L Rule Finding Limits

[Silvanoshei]

\(\displaystyle \lim \limits_{x\rightarrow 0^{+}} \sin \left(x\right)^{x} ==> lny=xlnsin(x)\)
\(\displaystyle \frac{(ln sin(x)) dx}{(x^-1) dx}==-> \frac{\frac{1}{sin(x)}}{-x^{-2}}\)
\(\displaystyle \lim \limits_{x\rightarrow 0^{+}} ==> \frac{\frac{1}{0}}{0} => \frac{\infty}{0} = 0?\)

 

[Silvanoshei]

Wait, I have to return it back to x don't I?

\(\displaystyle ln y=0 ==> e^{0} = 1?\)

 

[JeffM]

\(\displaystyle \lim \limits_{x\rightarrow 0^{+}} \sin \left(x\right)^{x} ==> lny=xlnsin(x)\)
\(\displaystyle \frac{(ln sin(x)) dx}{(x^-1) dx}==-> \frac{\frac{1}{sin(x)}}{-x^{-2}}\)
\(\displaystyle \lim \limits_{x\rightarrow 0^{+}} ==> \frac{\frac{1}{0}}{0} => \frac{\infty}{0} = 0?\)

I at least cannot make heads or tails of what you are doing above. It sort of appears that you know the answer, but are just guessing how to get there.

Let's try this substitution.

\(\displaystyle \theta = x^x \implies sin(x^x) = sin( \theta )\ and\ \theta = 1\ if\ x = 0.\)

\(\displaystyle \displaystyle \lim_{\theta \rightarrow 1}sin( \theta ) = what?\)

 

[Silvanoshei]

Taking Sin(x)^x and finding it's limit as it approaches 0+. So an exponent of 0 makes this infinity.

So, take it equal to y = sinx^x, and ln both sides. lny = ln sinx^x then you can use log property to shove the exponent out front.

Flip the x to 1/x on the bottom, so you have ln sinx / (1/x) or rather ln sinx / x^-1 ....

Use L Rule to d/dx... so my question is if I cleaned up ok with the ln y and come out with the correct value.

So.. \(\displaystyle y = e^{0} ?\)

 

[JeffM]

Taking Sin(x)^x and finding it's limit as it approaches 0+. So an exponent of 0 makes this infinity.

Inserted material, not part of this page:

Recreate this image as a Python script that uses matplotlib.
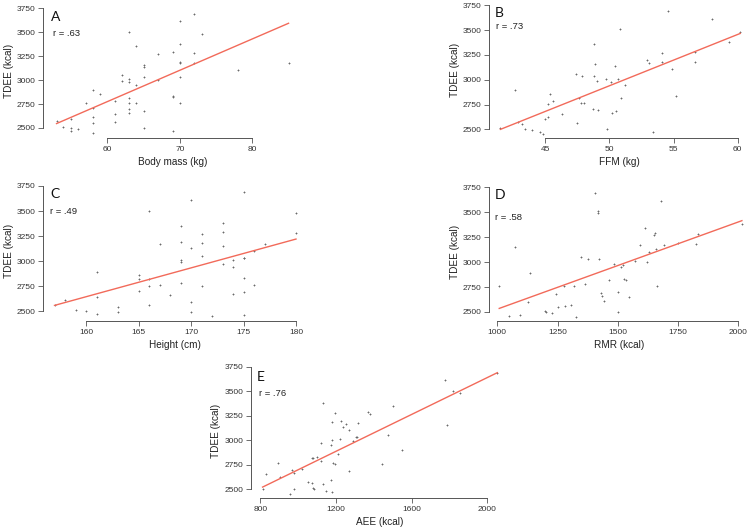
import numpy as np
import matplotlib
matplotlib.use("Agg")
import matplotlib.pyplot as plt

# =========================
# Data (TDEE vs predictors)
# =========================
mass_kg = [53, 53.9, 55, 55, 55, 56, 57, 58, 58, 58, 58, 58, 59, 61, 61, 61, 62, 62,
           63, 63, 63, 63, 63, 63, 63, 64, 64, 64, 65, 65, 65, 65, 65, 67, 67,
           69, 69, 69, 69, 70, 70, 70, 70, 70, 70, 72, 72, 72, 73, 78, 85]
tdee_a = [2570, 2510, 2503, 2472, 2597, 2493, 2758, 2897, 2705, 2618, 2549, 2451, 2855,
          2786, 2650, 2563, 3054, 2991, 3506, 3015, 2977, 2817, 2761, 2695, 2660,
          3353, 2946, 2761, 3155, 3141, 3029, 2678, 2500, 3273, 3001,
          3290, 2831, 2820, 2469, 3614, 3377, 3189, 3176, 3029, 2761, 3694, 3280, 3182,
          3485, 3106, 3182]

ffm_kg = [41.5, 42.6, 42.9, 43.2, 43.4, 44.0, 44.6, 44.8, 45.0, 45.2, 45.2, 45.4, 45.6,
          46.3, 47.5, 47.4, 47.6, 47.8, 48.0, 47.9, 48.7, 48.8, 48.8, 48.9, 49.0, 49.1,
          49.7, 49.8, 50.1, 50.2, 50.4, 50.5, 50.7, 50.8, 50.9, 51.2, 52.9, 53.1, 53.4,
          54.1, 54.1, 54.6, 54.9, 55.2, 56.7, 56.7, 58.0, 59.3, 60.2]
tdee_b = [2517, 2896, 2574, 2550, 2507, 2497, 2473, 2456, 2601, 2621, 2759, 2860, 2786,
          2651, 2567, 3054, 2819, 2765, 2765, 3034, 2708, 3357, 3034, 3159, 2991, 2698,
          3004, 2500, 2977, 2665, 3138, 2681, 3011, 3508, 2819, 2947, 3196, 3172, 2470,
          3273, 3179, 3693, 3105, 2833, 3283, 3179, 3612, 3377, 3481]

height_cm = [157, 158, 159, 160, 161, 161, 161, 163, 163, 165, 165, 165, 166, 166, 166, 166,
             167, 167, 168, 169, 169, 169, 169, 169, 170, 170, 170, 170, 171, 171, 171, 171,
             172, 173, 173, 173, 173, 174, 174, 174, 175, 175, 175, 175, 175, 175,
             176, 176, 177, 180, 180]
tdee_c = [2566, 2613, 2510, 2500, 2892, 2646, 2470, 2547, 2490, 2859, 2819, 2699, 3504,
          2819, 2753, 2560, 3171, 2759, 2660, 3351, 3191, 3009, 2989, 2779, 3614, 3131,
          2593, 2493, 3271, 3178, 3048, 2753, 2453, 3378, 3291, 3151, 2975, 3012, 2945,
          2676, 3690, 3029, 3029, 2829, 2689, 2467, 3105, 2763, 3175, 3481, 3284]

rmr_kcal = [1008, 1047, 1072, 1094, 1129, 1136, 1196, 1202, 1228, 1242, 1253, 1278, 1280,
            1305, 1317, 1328, 1348, 1362, 1377, 1404, 1416, 1418, 1421, 1430, 1434, 1444,
            1463, 1484, 1501, 1501, 1515, 1522, 1527, 1532, 1545, 1571, 1592, 1613, 1621,
            1630, 1651, 1656, 1658, 1661, 1679, 1692, 1750, 1826, 1833, 2015]
tdee_d = [2757, 2463, 3155, 2467, 2600, 2894, 2513, 2497, 2487, 2677, 2547, 2757, 2560,
          2567, 2757, 2450, 3048, 2781, 3031, 3693, 3496, 3509, 3031, 2690, 2664, 2610,
          2818, 2981, 2701, 2500, 2951, 2968, 2831, 2817, 2650, 3015, 3175, 3346, 3005,
          3101, 3275, 3292, 3131, 2761, 3613, 3172, 3195, 3182, 3282, 3382]

aee_kcal = [812, 830, 892, 906, 959, 969, 976, 978, 1022, 1050, 1073, 1075, 1080, 1080, 1086,
            1098, 1123, 1123, 1131, 1130, 1147, 1172, 1175, 1179, 1181, 1183, 1179, 1197,
            1197, 1209, 1222, 1227, 1236, 1254, 1267, 1267, 1288, 1308, 1312, 1317, 1368,
            1382, 1442, 1474, 1500, 1548, 1775, 1789, 1819, 1854, 2053]
tdee_e = [2503, 2650, 2766, 2623, 2452, 2694, 2497, 2667, 2708, 2575, 2565, 2817, 2817,
          2510, 2500, 2830, 2783, 2973, 3375, 2551, 2476, 2946, 2592, 3181, 3004, 2766,
          2473, 3277, 2759, 2858, 3014, 3191, 3133, 3168, 3103, 2681, 2990, 3031, 3031,
          3174, 3290, 3270, 2759, 3048, 3348, 2895, 3610, 3154, 3505, 3484, 3689]

y_ticks = [2500, 2750, 3000, 3250, 3500, 3750]

# =========================
# Layout (pixels in a 756x532 image)
# =========================
W, H = 756, 532
PT = 72 / 100  # pixels -> points at dpi 100

plt.rcParams["font.family"] = ["Liberation Sans", "DejaVu Sans"]

fig = plt.figure(figsize=(7.56, 5.32), dpi=100)
fig.patch.set_facecolor("white")


def panel(x, y, xticks, xpx, ypx, spine_x, spine_y, xlim, xlabel, letter, r_text, lpos, rpos):
    ylim = (2430, 3765)
    sx = (xpx[1] - xpx[0]) / (xticks[-1] - xticks[0])
    left = xpx[0] + (xlim[0] - xticks[0]) * sx
    right = xpx[0] + (xlim[1] - xticks[0]) * sx
    sy = (ypx[1] - ypx[0]) / (3750 - 2500)
    top = ypx[0] + (ylim[1] - 2500) * sy
    bottom = ypx[0] + (ylim[0] - 2500) * sy
    ax = fig.add_axes([left / W, 1 - bottom / H, (right - left) / W, (bottom - top) / H])
    ax.set_xlim(xlim)
    ax.set_ylim(ylim)
    ax.patch.set_alpha(0)

    ax.scatter(x, y, marker="+", s=3, linewidths=0.6, color="#6a6a6a", clip_on=False, zorder=2)

    # regression line
    slope, intercept = np.polyfit(x, y, 1)
    xs = np.array([min(x), max(x)])
    ax.plot(xs, intercept + slope * xs, color="#f26a5a", lw=1.0, zorder=3)

    for s in ["top", "right"]:
        ax.spines[s].set_visible(False)
    ax.spines["left"].set_position(("outward", (left - spine_x) * PT))
    ax.spines["bottom"].set_position(("outward", (spine_y - bottom) * PT))
    ax.spines["left"].set_bounds(2500, 3750)
    ax.spines["bottom"].set_bounds(xticks[0], xticks[-1])
    for s in ["left", "bottom"]:
        ax.spines[s].set_color("#555555")
        ax.spines[s].set_linewidth(0.7)

    ax.set_xticks(xticks)
    ax.set_yticks(y_ticks)
    ax.tick_params(labelsize=6, length=3.5, width=0.6, color="#555555",
                   labelcolor="#333333", pad=2)
    ax.set_xlabel(xlabel, fontsize=7.2, color="#222222", labelpad=3)
    ax.set_ylabel("TDEE (kcal)", fontsize=7.2, color="#222222", labelpad=2)

    fig.text(lpos[0] / W, 1 - lpos[1] / H, letter, fontsize=10, family="Lato",
             ha="left", va="center", color="#111111")
    fig.text(rpos[0] / W, 1 - rpos[1] / H, r_text, fontsize=6.8,
             ha="left", va="center", color="#222222")
    return ax


panel(mass_kg, tdee_a, [60, 70, 80], (107.3, 252.3), (128, 8.3), 43, 138,
      (52, 86), "Body mass (kg)", "A", "r = .63", (51, 16.7), (53, 34))
panel(ffm_kg, tdee_b, [45, 50, 55, 60], (545.3, 737.7), (129.3, 5.3), 489.3, 138,
      (41, 60.6), "FFM (kg)", "B", "r = .73", (495, 12.7), (495.7, 26.7))
panel(height_cm, tdee_c, [160, 165, 170, 175, 180], (86, 296), (311.3, 186), 43, 321,
      (156, 181), "Height (cm)", "C", "r = .49", (50, 194), (50, 211))
panel(rmr_kcal, tdee_d, [1000, 1250, 1500, 1750, 2000], (497.3, 738.3), (312, 187.3), 489.3, 321,
      (975, 2035), "RMR (kcal)", "D", "r = .58", (495, 195), (495.3, 217))
panel(aee_kcal, tdee_e, [800, 1200, 1600, 2000], (260.3, 487.3), (489, 366.7), 250.7, 498,
      (790, 2070), "AEE (kcal)", "E", "r = .76", (257, 377.3), (258.7, 394))

fig.savefig("out.png", dpi=100, facecolor="white")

\(\displaystyle u^0 = 1,\ not\ \infty.\)

So, take it equal to y = sinx^x, and ln both sides. lny = ln sinx^x then you can use log property to shove the exponent out front.

Flip the x to 1/x on the bottom, so you have ln sinx / (1/x) or rather ln sinx / x^-1 ....

Use L Rule to d/dx... so my question is if I cleaned up ok with the ln y and come out with the correct value.

So.. \(\displaystyle y = e^{0} ?\)

I thought I explained this one. As I said in my response in the other thread, I have to leave so you will have to wait for someone else to try a different explanation. I don't get why you want to use logs.

 

[Silvanoshei]

I thought I explained this one. As I said in my response in the other thread, I have to leave so you will have to wait for someone else to try a different explanation. I don't get why you want to use logs.

L Rule = L'hopital's Rule. Sorry if the short version confused you. Evaluating the limit with this rule, u substitution doesn't fill those shoes to the correct answer. U-Sub works wonders though I agree. Anyone else know if my work is solid?

 

[Silvanoshei]

I thought this was true.... ?

\(\displaystyle sin(0)^{0} = \infty\)

 

[lookagain]

\(\displaystyle \lim \limits_{x\rightarrow 0^{+}} \sin \left(x\right)^{x} ==>\)

Silvanoshei, if what you are taking the limit of is \(\displaystyle \ sin(x^x), \ \) then type that, not what you did with the x as the exponent on the outside of the parenthesis.

Let's try this substitution. \(\displaystyle \theta = x^x \implies sin(x^x) = sin( \theta )\ \)\(\displaystyle and \ \theta = 1\ if\ x = 0. \ \ \ \ \ \)No, the limit as x --> 0+ of (x^x) = 1. \(\displaystyle \displaystyle \lim_{\theta \rightarrow 1}sin( \theta ) = what?\)

I thought this was true.... ?

\(\displaystyle sin(0)^{0} = \infty\)

Silvanoshei, don't type that. Type \(\displaystyle \ sin(0^0) \ \) if you mean that. Anyway, 0^0 is indeterminate.

Edit: Or, if you intend to take the limit of \(\displaystyle \ [sin(x)]^x, \ \) then put grouping symbols around the "sin(x)" part.